How many short tracks have the money to install SAFER barriers (and NASCAR should never, ever allow a race at a track without them other than the truck race at Eldora only because that’s already done) and pay massive sanctioning fees if the TV contract isn’t bringing them the revenue it currently is? It’s not like there are 10 new tracks out there scrambling for Cup dates. Real change in the schedule is not a guarantee.
How… are the main players shaking out for the playoffs?
Joe Gibbs Racing, mainly Busch, leads the pack so far in 2019. In nine races, JGR has six wins, with three for Busch, two for Hamlin and one for Martin Truex Jr. Only Erik Jones has yet to find his mojo this year. Of the three, Busch looks to be JGR’s best bet. He’s the team’s top dog, and whether that means the first choice of everything is up for debate. Hamlin has been strong but has never quite been able to close the championship deal, and Truex is third fiddle to them, though even the third fiddle is the envy of a lot of others.
Team Penske has the other three wins in 2019, with one for Logano and two for Keselowski. Both are champions who know how to work the playoffs. Ryan Blaney is also right there in the mix, and it certainly looks to be only a matter of time until he wins as well. This organization’s advantage is how well all three teams work together toward a common goal. They also glean information from veteran Paul Menard and Wood Brothers Racing, giving them more strength in numbers. Logano showed last year why they can’t be counted out, ever.
Stewart-Haas Racing isn’t off to quite the hot start it was a year ago, but it’s not far behind, either. Winless in 2019, SHR still has four drivers in the top 12 in points, with Kevin Harvick showing strong in fourth, the highest-placed winless driver. Clint Bowyer had a better car than Truex at Richmond but couldn’t make a move. Aric Almirola and Daniel Suarez don’t quite look ready to win, but they don’t look far off either. Like Team Penske, this is an organization that can absolutely put every driver in the playoffs on wins.
Chip Ganassi Racing was winless in 2018 and so far in 2019 has not yet broken that streak. But it’s hard to count either Larson or Busch out anywhere, particularly Busch. Look for one to make the playoffs on wins, but for both to be in the top 16 when the title run starts. And don’t be surprised if one of them, particularly Busch, is still in it at Homestead.
Hendrick Motorsports right now looks like a two and two split for the playoffs. Expect Chase Elliott to win his way in and Jimmie Johnson to get in on points, though he’s looking more and more capable of winning with every passing week. Alex Bowman and William Byron need to grow a bit more before they’re seen as contenders this early in the season and that’s fine. They have a lot of learning to do, but they have plenty of time to do it and put HMS in an even better position in the years to come.
Richard Childress Racing should be able to put Austin Dillon in the playoffs on points. He’s shown some improvement this year. A win is another animal. Daniel Hemric is a rookie and shouldn’t be expected to make a playoff run this year. Too much pressure on an inexperienced driver to make the postseason or win his first year out won’t do him any favors, and RCR hasn’t shown they can contend for a title recently. Getting Dillon in and making the second round would be a good season for the team by any measure.
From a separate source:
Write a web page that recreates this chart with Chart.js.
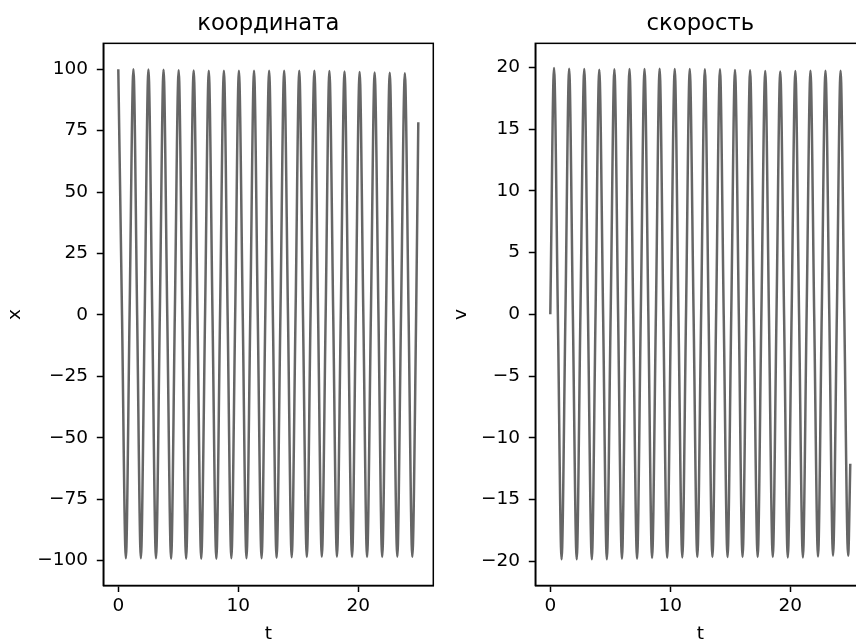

Roush Fenway Racing has shown signs of life since bringing Ryan Newman on board this year, and he’s consistent enough to squeeze in on points. Ricky Stenhouse Jr. doesn’t have that consistency on his side, but he’s shown enough prowess at Talladega and Daytona that he could sneak a win in at either one and make the postseason that way. Like RCR, RFR should be well satisfied this year if it can put at least one driver in the playoffs and make it past the first round, or at least look like it belongs in the first three races.